> [WHAT THE EXERCISE ASKS]
Copy out each line exactly; pictures stay out of the copy.

> [DATA]
--- BEGIN ---
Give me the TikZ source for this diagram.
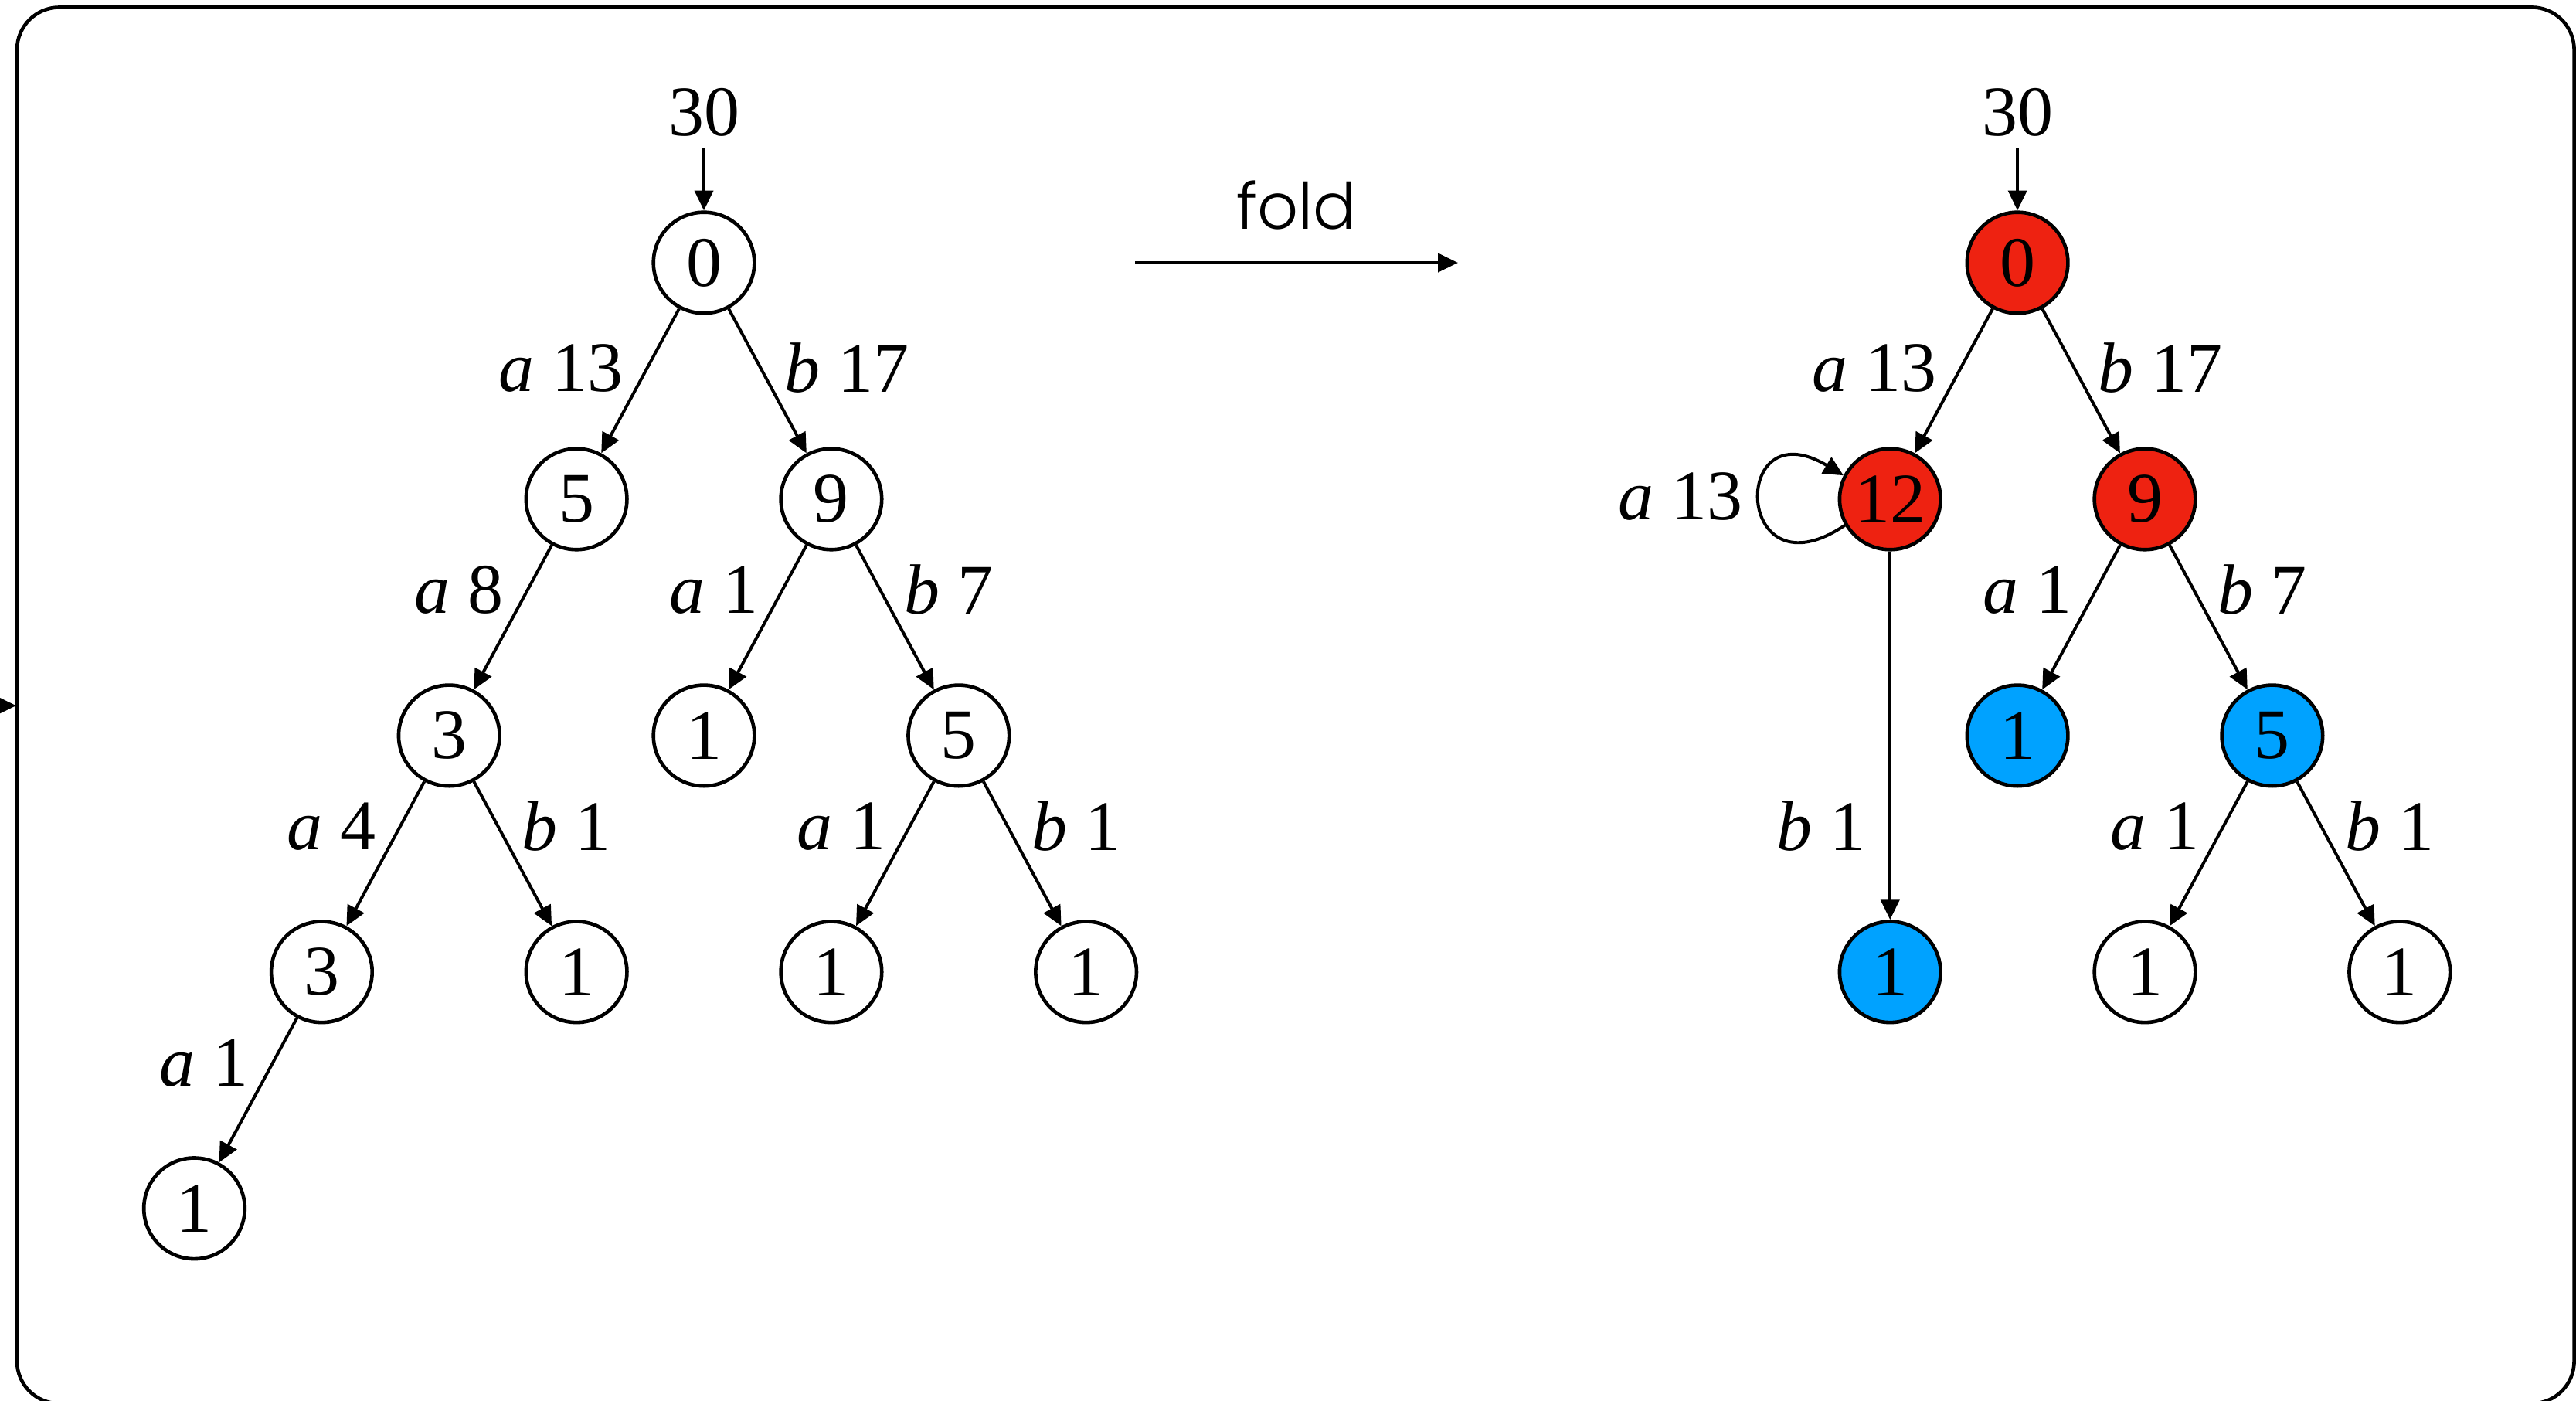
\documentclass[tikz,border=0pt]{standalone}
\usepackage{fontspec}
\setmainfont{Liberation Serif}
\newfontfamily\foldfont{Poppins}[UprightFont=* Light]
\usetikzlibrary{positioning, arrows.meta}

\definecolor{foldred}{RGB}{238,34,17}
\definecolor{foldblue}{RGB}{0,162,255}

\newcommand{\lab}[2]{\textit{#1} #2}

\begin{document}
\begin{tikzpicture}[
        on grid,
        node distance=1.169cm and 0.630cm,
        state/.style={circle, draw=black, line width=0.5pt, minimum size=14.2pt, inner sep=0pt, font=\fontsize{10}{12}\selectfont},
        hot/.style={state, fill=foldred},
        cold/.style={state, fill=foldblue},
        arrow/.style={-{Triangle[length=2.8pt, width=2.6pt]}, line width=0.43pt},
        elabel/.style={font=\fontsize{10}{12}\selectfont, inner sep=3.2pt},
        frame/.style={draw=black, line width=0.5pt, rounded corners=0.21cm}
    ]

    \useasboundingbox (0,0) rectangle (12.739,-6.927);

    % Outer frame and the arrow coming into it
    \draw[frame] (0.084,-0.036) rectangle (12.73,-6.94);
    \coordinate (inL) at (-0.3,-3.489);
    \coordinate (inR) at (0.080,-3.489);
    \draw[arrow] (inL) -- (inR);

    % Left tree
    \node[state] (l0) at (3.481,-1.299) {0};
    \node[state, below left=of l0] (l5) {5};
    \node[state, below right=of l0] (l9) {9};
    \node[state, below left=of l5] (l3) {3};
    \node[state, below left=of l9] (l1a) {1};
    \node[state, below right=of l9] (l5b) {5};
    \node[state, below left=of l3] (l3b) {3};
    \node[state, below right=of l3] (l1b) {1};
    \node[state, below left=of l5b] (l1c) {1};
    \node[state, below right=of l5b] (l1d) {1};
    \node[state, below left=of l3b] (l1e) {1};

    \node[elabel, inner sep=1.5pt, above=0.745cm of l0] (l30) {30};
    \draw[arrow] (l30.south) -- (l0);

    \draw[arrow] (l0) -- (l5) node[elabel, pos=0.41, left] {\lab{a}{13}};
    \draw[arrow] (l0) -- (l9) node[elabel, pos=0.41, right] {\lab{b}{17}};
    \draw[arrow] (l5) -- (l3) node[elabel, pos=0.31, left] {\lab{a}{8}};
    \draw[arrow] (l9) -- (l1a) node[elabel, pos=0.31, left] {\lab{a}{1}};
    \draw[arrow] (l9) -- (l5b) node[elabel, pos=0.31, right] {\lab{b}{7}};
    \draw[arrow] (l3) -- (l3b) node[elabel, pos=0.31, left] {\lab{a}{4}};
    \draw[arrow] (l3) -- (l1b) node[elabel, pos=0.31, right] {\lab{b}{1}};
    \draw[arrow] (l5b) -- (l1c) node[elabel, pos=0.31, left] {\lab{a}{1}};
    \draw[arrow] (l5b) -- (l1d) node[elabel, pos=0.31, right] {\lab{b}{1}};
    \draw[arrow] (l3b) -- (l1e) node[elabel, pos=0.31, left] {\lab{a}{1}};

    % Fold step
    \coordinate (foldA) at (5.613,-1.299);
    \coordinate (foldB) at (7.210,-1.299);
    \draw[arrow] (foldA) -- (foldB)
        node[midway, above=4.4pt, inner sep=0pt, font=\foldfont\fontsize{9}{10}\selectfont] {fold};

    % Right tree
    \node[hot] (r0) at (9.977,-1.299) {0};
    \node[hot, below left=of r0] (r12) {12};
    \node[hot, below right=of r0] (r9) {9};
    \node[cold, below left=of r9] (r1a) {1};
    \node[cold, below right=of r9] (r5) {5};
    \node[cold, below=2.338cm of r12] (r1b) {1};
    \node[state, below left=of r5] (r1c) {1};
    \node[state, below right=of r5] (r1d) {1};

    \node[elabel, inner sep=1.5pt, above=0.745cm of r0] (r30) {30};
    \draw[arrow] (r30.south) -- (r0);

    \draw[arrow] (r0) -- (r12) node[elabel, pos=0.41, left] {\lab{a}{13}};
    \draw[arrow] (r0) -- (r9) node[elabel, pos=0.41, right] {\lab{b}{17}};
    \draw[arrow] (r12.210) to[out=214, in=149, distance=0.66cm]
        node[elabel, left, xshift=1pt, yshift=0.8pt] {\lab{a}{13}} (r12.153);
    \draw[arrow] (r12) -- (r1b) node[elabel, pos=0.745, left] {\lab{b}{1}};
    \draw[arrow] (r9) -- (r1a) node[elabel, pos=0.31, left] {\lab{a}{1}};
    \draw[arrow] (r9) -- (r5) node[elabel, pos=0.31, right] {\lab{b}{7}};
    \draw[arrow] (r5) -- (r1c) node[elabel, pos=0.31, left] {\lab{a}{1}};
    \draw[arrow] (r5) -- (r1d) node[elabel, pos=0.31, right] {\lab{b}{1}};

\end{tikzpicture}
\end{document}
--- END ---
> [EXPECTED OUTPUT]
Give me the TikZ source for this diagram.
\documentclass[tikz,border=0pt]{standalone}
\usepackage{fontspec}
\setmainfont{Liberation Serif}
\newfontfamily\foldfont{Poppins}[UprightFont=* Light]
\usetikzlibrary{positioning, arrows.meta}

\definecolor{foldred}{RGB}{238,34,17}
\definecolor{foldblue}{RGB}{0,162,255}

\newcommand{\lab}[2]{\textit{#1} #2}

\begin{document}
\begin{tikzpicture}[
        on grid,
        node distance=1.169cm and 0.630cm,
        state/.style={circle, draw=black, line width=0.5pt, minimum size=14.2pt, inner sep=0pt, font=\fontsize{10}{12}\selectfont},
        hot/.style={state, fill=foldred},
        cold/.style={state, fill=foldblue},
        arrow/.style={-{Triangle[length=2.8pt, width=2.6pt]}, line width=0.43pt},
        elabel/.style={font=\fontsize{10}{12}\selectfont, inner sep=3.2pt},
        frame/.style={draw=black, line width=0.5pt, rounded corners=0.21cm}
    ]

    \useasboundingbox (0,0) rectangle (12.739,-6.927);

    % Outer frame and the arrow coming into it
    \draw[frame] (0.084,-0.036) rectangle (12.73,-6.94);
    \coordinate (inL) at (-0.3,-3.489);
    \coordinate (inR) at (0.080,-3.489);
    \draw[arrow] (inL) -- (inR);

    % Left tree
    \node[state] (l0) at (3.481,-1.299) {0};
    \node[state, below left=of l0] (l5) {5};
    \node[state, below right=of l0] (l9) {9};
    \node[state, below left=of l5] (l3) {3};
    \node[state, below left=of l9] (l1a) {1};
    \node[state, below right=of l9] (l5b) {5};
    \node[state, below left=of l3] (l3b) {3};
    \node[state, below right=of l3] (l1b) {1};
    \node[state, below left=of l5b] (l1c) {1};
    \node[state, below right=of l5b] (l1d) {1};
    \node[state, below left=of l3b] (l1e) {1};

    \node[elabel, inner sep=1.5pt, above=0.745cm of l0] (l30) {30};
    \draw[arrow] (l30.south) -- (l0);

    \draw[arrow] (l0) -- (l5) node[elabel, pos=0.41, left] {\lab{a}{13}};
    \draw[arrow] (l0) -- (l9) node[elabel, pos=0.41, right] {\lab{b}{17}};
    \draw[arrow] (l5) -- (l3) node[elabel, pos=0.31, left] {\lab{a}{8}};
    \draw[arrow] (l9) -- (l1a) node[elabel, pos=0.31, left] {\lab{a}{1}};
    \draw[arrow] (l9) -- (l5b) node[elabel, pos=0.31, right] {\lab{b}{7}};
    \draw[arrow] (l3) -- (l3b) node[elabel, pos=0.31, left] {\lab{a}{4}};
    \draw[arrow] (l3) -- (l1b) node[elabel, pos=0.31, right] {\lab{b}{1}};
    \draw[arrow] (l5b) -- (l1c) node[elabel, pos=0.31, left] {\lab{a}{1}};
    \draw[arrow] (l5b) -- (l1d) node[elabel, pos=0.31, right] {\lab{b}{1}};
    \draw[arrow] (l3b) -- (l1e) node[elabel, pos=0.31, left] {\lab{a}{1}};

    % Fold step
    \coordinate (foldA) at (5.613,-1.299);
    \coordinate (foldB) at (7.210,-1.299);
    \draw[arrow] (foldA) -- (foldB)
        node[midway, above=4.4pt, inner sep=0pt, font=\foldfont\fontsize{9}{10}\selectfont] {fold};

    % Right tree
    \node[hot] (r0) at (9.977,-1.299) {0};
    \node[hot, below left=of r0] (r12) {12};
    \node[hot, below right=of r0] (r9) {9};
    \node[cold, below left=of r9] (r1a) {1};
    \node[cold, below right=of r9] (r5) {5};
    \node[cold, below=2.338cm of r12] (r1b) {1};
    \node[state, below left=of r5] (r1c) {1};
    \node[state, below right=of r5] (r1d) {1};

    \node[elabel, inner sep=1.5pt, above=0.745cm of r0] (r30) {30};
    \draw[arrow] (r30.south) -- (r0);

    \draw[arrow] (r0) -- (r12) node[elabel, pos=0.41, left] {\lab{a}{13}};
    \draw[arrow] (r0) -- (r9) node[elabel, pos=0.41, right] {\lab{b}{17}};
    \draw[arrow] (r12.210) to[out=214, in=149, distance=0.66cm]
        node[elabel, left, xshift=1pt, yshift=0.8pt] {\lab{a}{13}} (r12.153);
    \draw[arrow] (r12) -- (r1b) node[elabel, pos=0.745, left] {\lab{b}{1}};
    \draw[arrow] (r9) -- (r1a) node[elabel, pos=0.31, left] {\lab{a}{1}};
    \draw[arrow] (r9) -- (r5) node[elabel, pos=0.31, right] {\lab{b}{7}};
    \draw[arrow] (r5) -- (r1c) node[elabel, pos=0.31, left] {\lab{a}{1}};
    \draw[arrow] (r5) -- (r1d) node[elabel, pos=0.31, right] {\lab{b}{1}};

\end{tikzpicture}
\end{document}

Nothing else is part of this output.